Mazey Day, che è riuscito a fare ancora peggio di Rachel, Jack e Ashley Too, ritorna al tema della privacy delle celebrity, stavolta analizzata dal punto di vista di un paparazzo donna. Svolta da teen drama fantasy di scarsa qualità a parte, che ancora non riusciamo a capire, ciò che ci fa storcere il naso è la morte della giovane star. Non è resa su schermo in maniera tragica, né sconvolgente, né si porta dietro una cinica lezione. Quella morte la libera da un vita che non voleva e la ricorderà come l’ennesima diva morta troppo presto, che verrà dimenticata dopo il prossimo scandalo. Di nuovo, dov’è finita tutta la cinica crudeltà di Black Mirror? L’episodio si sarebbe potuto riprendere se solo avessero avuto più coraggio. Quello che la serie aveva avuto con Orso Bianco. Alla maniera di Victoria, avrebbero dovuto trattare Mazey come un animale da baraccone, chiudendola in gabbia e lasciandola alla mercé di tutti. Così lo spettacolo avrebbe reso al meglio la spietatezza che l’essere umano è in grado di mostrare in fin troppe occasioni. Allo stesso tempo, avrebbe posto l’accento sul fatto che, se siamo famosi, non abbiamo diritto alla privacy e non dobbiamo lamentarcene.
È questo il finale che ci saremmo meritati, lo shock che ci aspettiamo da una serie come Black Mirror. Quello in cui Mazey avrebbe solo dovuto stare zitta e ballare.
La stessa cosa succede in Demone 79, episodio che mostra le brutture umane con i ruoli di vittima e di carnefice che, spesso, si confondono. Sicuramente, è possibile intravedere nella fine del mondo una sorta di vendetta di Nida verso quell’umanità a cui non interessa conoscere il diverso ma solo giudicarlo, che ha sempre mostrato verso la ragazza razzismo e disgusto. In un certo senso, sono gli esseri umani stessi che hanno scelto la loro fine, che avviene sottoforma di quelle bombe nucleari che sono più spaventose di qualsiasi patto con il diavolo. Però, di nuovo, lo show Netflix sceglie la strada facile e banale. Come per Mazey Day, il vuoto cosmico in cui andranno Gaap e Nida diviene una liberazione per la seconda, fuggendo così da un mondo che l’ha sempre rifiutata e a cui non deve nulla. Niente a che vedere con l’apocalisse senza speranza di Metalhead; episodio contestato sì, ma che di fronte a Demone 79 deve essere rivalutato assolutamente.

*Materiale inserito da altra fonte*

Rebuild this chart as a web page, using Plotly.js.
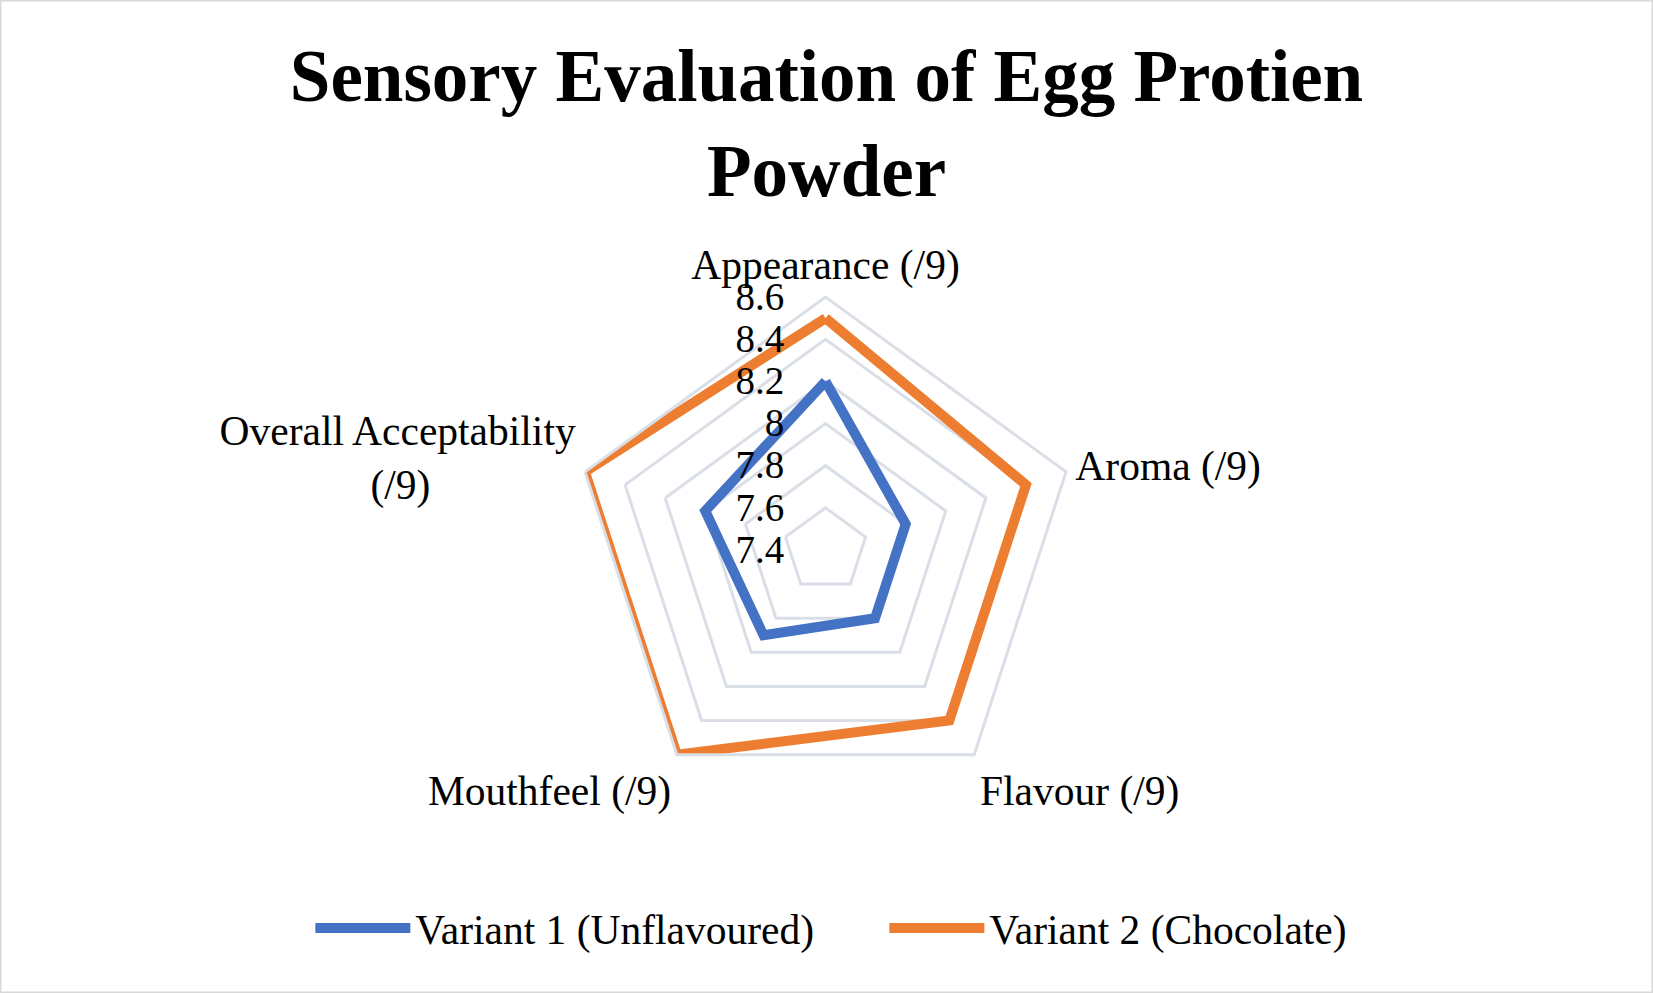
<!DOCTYPE html>
<html>
<head>
<meta charset="utf-8">
<script src="https://cdn.plot.ly/plotly-3.0.1.min.js"></script>
<style>
  html, body { margin: 0; padding: 0; background: #fff; }
  #chart { width: 1653px; height: 993px; }
</style>
</head>
<body>
<div id="chart"></div>
<script>
// sensory attributes (scored out of 9)
var categories = ['Appearance (/9)', 'Aroma (/9)', 'Flavour (/9)', 'Mouthfeel (/9)', 'Overall Acceptability (/9)']
// non-breaking spaces keep the second line roughly centred under the first
var category_labels = ['Appearance (/9)', 'Aroma (/9)', 'Flavour (/9)', 'Mouthfeel (/9)',
    'Overall Acceptability<br>(/9)' + '\u00A0'.repeat(14)]

var variant1 = [8.2, 7.8, 7.8, 7.9, 8.0]
var variant2 = [8.5, 8.4, 8.4, 8.6, 8.6]

var radial_ticks = [7.4, 7.6, 7.8, 8.0, 8.2, 8.4, 8.6]

var serif = 'Liberation Serif, Times New Roman, serif'

// close the polygons
function closed(a) { return a.concat([a[0]]) }

var trace1 = {
    type: 'scatterpolar',
    mode: 'lines',
    name: 'Variant 1 (Unflavoured)',
    r: closed(variant1),
    theta: closed(categories),
    cliponaxis: false,
    line: { color: '#4472C4', width: 10 }
}

var trace2 = {
    type: 'scatterpolar',
    mode: 'lines',
    name: 'Variant 2 (Chocolate)',
    r: closed(variant2),
    theta: closed(categories),
    cliponaxis: false,
    line: { color: '#ED7D31', width: 10 }
}

var grid = '#D9DEE7'

var layout = {
    width: 1653,
    height: 993,
    margin: { l: 0, r: 0, t: 0, b: 0 },
    paper_bgcolor: '#fff',
    font: { family: serif, color: '#000', size: 40 },
    title: {
        text: '<b>Sensory Evaluation of Egg Protien<br>Powder</b>',
        font: { family: serif, size: 73, color: '#000' },
        x: 0.5,
        xanchor: 'center',
        y: 0.898,
        yanchor: 'middle'
    },
    polar: {
        domain: { x: [0.3464, 0.6524], y: [0.1913, 0.7009] },
        bgcolor: 'rgba(0,0,0,0)',
        gridshape: 'linear',
        radialaxis: {
            range: [7.4, 8.6],
            tickvals: radial_ticks,
            ticktext: radial_ticks.map(String),
            angle: 90,
            tickangle: 90,
            side: 'counterclockwise',
            showline: false,
            showgrid: true,
            gridcolor: grid,
            gridwidth: 3,
            ticks: 'outside',
            ticklen: 27,
            tickcolor: 'rgba(0,0,0,0)',
            tickfont: { family: serif, size: 39, color: '#000' }
        },
        angularaxis: {
            type: 'category',
            categoryarray: categories,
            direction: 'clockwise',
            rotation: 90,
            tickmode: 'array',
            tickvals: categories,
            ticktext: category_labels,
            showgrid: false,
            showline: true,
            linecolor: grid,
            linewidth: 3,
            ticks: '',
            tickfont: { family: serif, size: 41.5, color: '#000' }
        }
    },
    showlegend: true,
    legend: {
        orientation: 'h',
        x: 0.535,
        xanchor: 'center',
        y: 1 - 928 / 993,
        yanchor: 'middle',
        font: { family: serif, size: 41.5, color: '#000' },
        itemwidth: 95,
        entrywidth: 464,
        tracegroupgap: 0
    },
    shapes: [{
        type: 'rect', xref: 'paper', yref: 'paper',
        x0: 0, x1: 1, y0: 0, y1: 1,
        line: { color: '#D9D9D9', width: 3 }
    }]
}

Plotly.newPlot('chart', [trace1, trace2], layout, { displayModeBar: false, staticPlot: true })
</script>
</body>
</html>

Perché sarebbe stata la conclusione perfetta per la cinicità di Black Mirror, altro che il finale della sesta stagione, la cui narrazione è scialba e piena di un umorismo che non apre per niente alla riflessione.
Per fortuna, arriva Beyond the Sea a ricordarci come si conclude un episodio degno di questa serie tv Netflix, lì dove la tecnologia ritorna protagonista e, alla maniera di Ricordi Pericolosi o Torna da me, viene sfruttata per fini terribili. È nel gesto estremo di David che si racchiude quella nostra morbosa abitudine di voler condividere disgrazie piuttosto che gioie, lasciando due uomini soli e costretti nel vuoto dello spazio e della loro anima. È in quelle sue azioni che, in poche parole, si nasconde la vera essenza di Black Mirror. Quella che, speriamo, la serie tv possa un giorno recuperare.